New quake fault lines can't hide beneath forests

 
By Salahuddin Saiphy
Published: Wednesday 28 February 2007

-- it might just be easier to predict earthquakes now. uk-based Leicester University researchers have successfully used a technology to detect fault lines, the causal location of earthquakes. The researchers used the light detection and ranging (lidar) method to detect fault line movements, which help predict earthquakes.
Earthquake prediction lidar helps in assessing the magnitude of the fault lines thereby throwing light on the recurrence of earthquakes. It is usually difficult to detect fault lines under thick forest cover but lidar penetrates deep forest cover making such zones visible.A lidar image of a landscape covered with a forest reveals the entire forest floor topography in high resolution (see box New technology). This enables surface faults, fracture patterns, landslides and many other geological features to be resolved in unprecedented detail.

For the study, researchers used the laser probe to map active fault systems in south-eastern Alps in Slovenia. Using the technology, they were able to detect movement pattern of Idrija and the Ravne, two tectonic plates in the region. The results of the preliminary studies have been published in Geophysical Research Letters.
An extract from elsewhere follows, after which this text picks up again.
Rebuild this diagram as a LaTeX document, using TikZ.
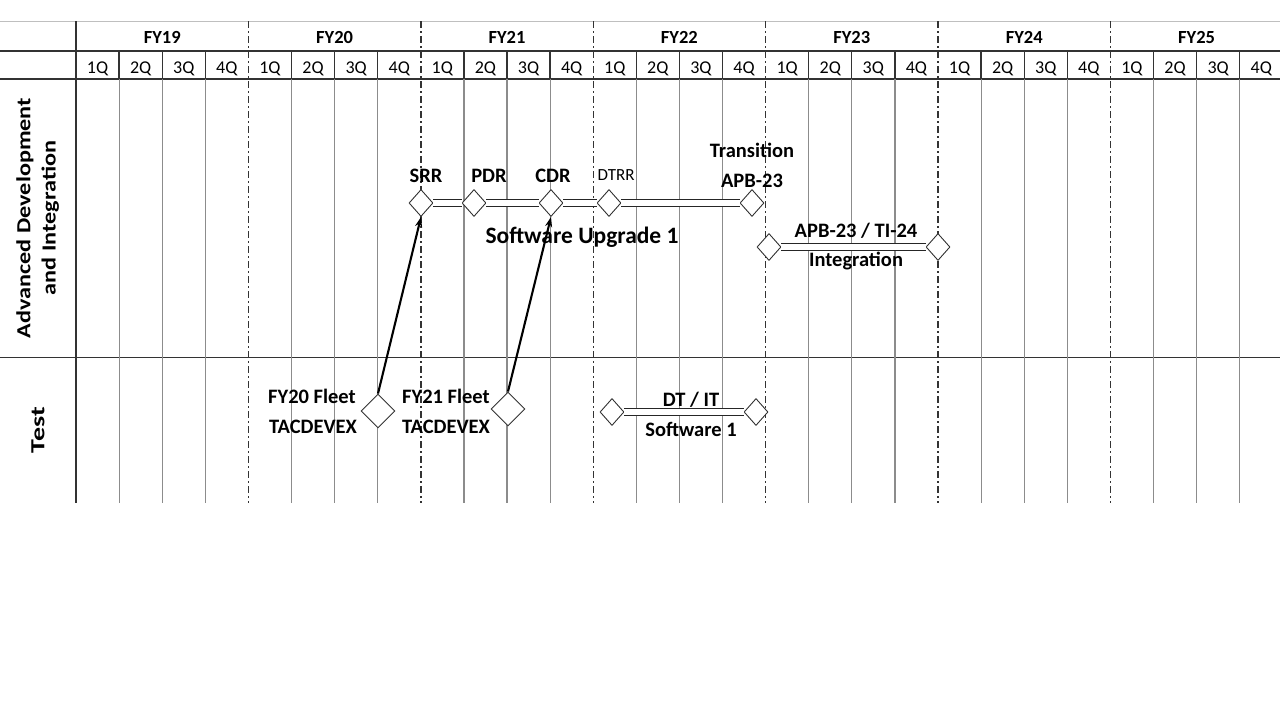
\documentclass[tikz,border=0pt]{standalone}
\usepackage{fontspec}
\setmainfont{Carlito}
\usetikzlibrary{shapes.geometric,arrows.meta}
\begin{document}
\begin{tikzpicture}[x=1pt,y=-1pt,
  msmall/.style={diamond,draw=black!80,fill=white,line width=0.9pt,minimum width=24pt,minimum height=27pt,inner sep=0pt},
  mbig/.style={msmall,minimum width=34pt,minimum height=34pt},
  lbl/.style={font=\fontsize{20.5}{24}\selectfont\bfseries,inner sep=0pt,anchor=base},
  hdr/.style={font=\fontsize{18.5}{22}\selectfont\bfseries,inner sep=0pt,anchor=base},
  qlbl/.style={font=\fontsize{18}{22}\selectfont,inner sep=0pt,anchor=base},
  lane/.style={font=\fontsize{20}{25}\selectfont\bfseries,inner sep=0pt,rotate=90},
  bar/.style={draw=black!85,line width=1.3pt,double=white,double distance=5.5pt},
  link/.style={draw=black,line width=2.1pt,-{Stealth[length=10pt,width=7pt]}},
  quart/.style={draw=black!45,line width=1.2pt},
  yearl/.style={draw=black!80,line width=1.4pt,dash pattern=on 7pt off 3pt on 2pt off 3pt},
  frame/.style={draw=black!80,line width=1.6pt}]
\useasboundingbox (0,0) rectangle (1280,720);
\fill[white] (0,0) rectangle (1280,720);
% grid
\draw[draw=black!25,line width=1pt] (0,21) -- (1280,21);
\draw[frame] (0,51) -- (1280,51);
\draw[frame] (0,79) -- (1280,79);
\draw[frame] (0,357.5) -- (1280,357.5);
\draw[frame] (76,21) -- (76,503);
\foreach \k in {1,...,27}{
  \pgfmathsetmacro\xx{76+43.1*\k}
  \pgfmathtruncatemacro\r{mod(\k,4)}
  \ifnum\r=0
    \draw[yearl] (\xx,21) -- (\xx,503);
  \else
    \draw[frame,line width=1.3pt] (\xx,51) -- (\xx,79);
    \draw[quart] (\xx,79) -- (\xx,503);
  \fi
}
% header labels
\foreach \y [count=\i from 0] in {19,...,25}{
  \node[hdr] (fy\y) at ({76+172.4*\i+86.2},43) {FY\y};
}
\foreach \k in {0,...,27}{
  \pgfmathtruncatemacro\q{mod(\k,4)+1}
  \node[qlbl] (q\k) at ({76+43.1*\k+21.55},73) {\q Q};
}
% lane labels
\node[lane] (laneA) at (38,218) {\scalebox{1.21}[1]{\begin{tabular}{@{}c@{}}Advanced Development\\and Integration\end{tabular}}};
\node[lane] (laneB) at (38,430) {\scalebox{1.4}[1]{Test}};
% milestones
\node[msmall] (srr) at (421,203) {};
\node[msmall] (pdr) at (474,203) {};
\node[msmall] (cdr) at (551,203) {};
\node[msmall] (dtrr) at (609,203) {};
\node[msmall] (trans) at (752,203) {};
\node[msmall] (apbA) at (769,247) {};
\node[msmall] (apbB) at (938,247) {};
\node[mbig] (fy20d) at (378,411) {};
\node[mbig] (fy21d) at (508,409) {};
\node[msmall] (dtA) at (612,412) {};
\node[msmall] (dtB) at (756,412) {};
% bars
\draw[bar] (srr) -- (pdr);
\draw[bar] (pdr) -- (cdr);
\draw[bar] (cdr) -- (dtrr);
\draw[bar] (dtrr) -- (trans);
\draw[bar] (apbA) -- (apbB);
\draw[bar] (dtA) -- (dtB);
% labels
\node[lbl] (tsrr) at (426,182) {SRR};
\node[lbl] (tpdr) at (489,182) {PDR};
\node[lbl] (tcdr) at (553,182) {CDR};
\node[lbl,font=\fontsize{17}{20}\selectfont] (tdtrr) at (616,180) {DTRR};
\node[lbl] (ttr1) at (752,157) {Transition};
\node[lbl] (ttr2) at (752,187) {APB-23};
\node[lbl,font=\fontsize{23.5}{28}\selectfont\bfseries] (tsw) at (582,243) {Software Upgrade 1};
\node[lbl] (tapb1) at (856,237) {APB-23 / TI-24};
\node[lbl] (tapb2) at (856,266) {Integration};
\node[lbl] (tf20a) at (312,403) {FY20 Fleet};
\node[lbl] (tf20b) at (313,433) {TACDEVEX};
\node[lbl] (tf21a) at (446,403) {FY21 Fleet};
\node[lbl] (tf21b) at (446,433) {TACDEVEX};
\node[lbl] (tdt1) at (691,406) {DT / IT};
\node[lbl] (tdt2) at (691,436) {Software 1};
% links
\draw[link] (fy20d.north) -- (srr.south);
\draw[link] (fy21d.north) -- (cdr.south);
\end{tikzpicture}
\end{document}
"Many regions in the world have seismically active faults lying hidden by dense forests. These include Indonesia, India, North America, Andean nations and the Alpine countries of Europe," says Dickson Cunningham of the Leicester University's Department of Geology, who is the lead author of the study. He terms unidentified fault lines as 'ticking time bombs'.

"This study will help to estimate possibilities of future earthquakes and help in better preparedness to minimise the damage associated with earthquakes," says Amir H Malik of the Department of Environmental Science at comsats Institute of Information Technology, Abbottabad, Pakistan. lidar is also helpful in mountainous terrains that usually pose a challenge to seismic studies because remote areas tend not to be well mapped. Besides, reaching out to these areas is also a tough task.
Not in India yet Northward movement of the Indian tectonic plate along major fault systems in Pakistan and India's northern parts had caused a massive earthquake in October 2005 claiming thousands of lives.

"The fault detection system in India is based on historical data-records of earthquakes and field-based reports. lidar hasn't been used in India yet. We see it as a promising technology and we will see how we can initiate similar studies in India," says P K Bansal, director, seismology division of the Department of Science and Technology, Delhi.
GPR system Besides, ground-penetrating radar (gpr) is also used for fault identification in India. gpr produces an underground cross-sectional image of the subsurface soil and rock. At geological mapping sites, gpr can locate buried stream channels, obtain bedrock profiles and provide cross-sectional images of soil layers including faults.

But lidar should make up for the shortcomings of gpr technology and boost disaster management programmes like never before.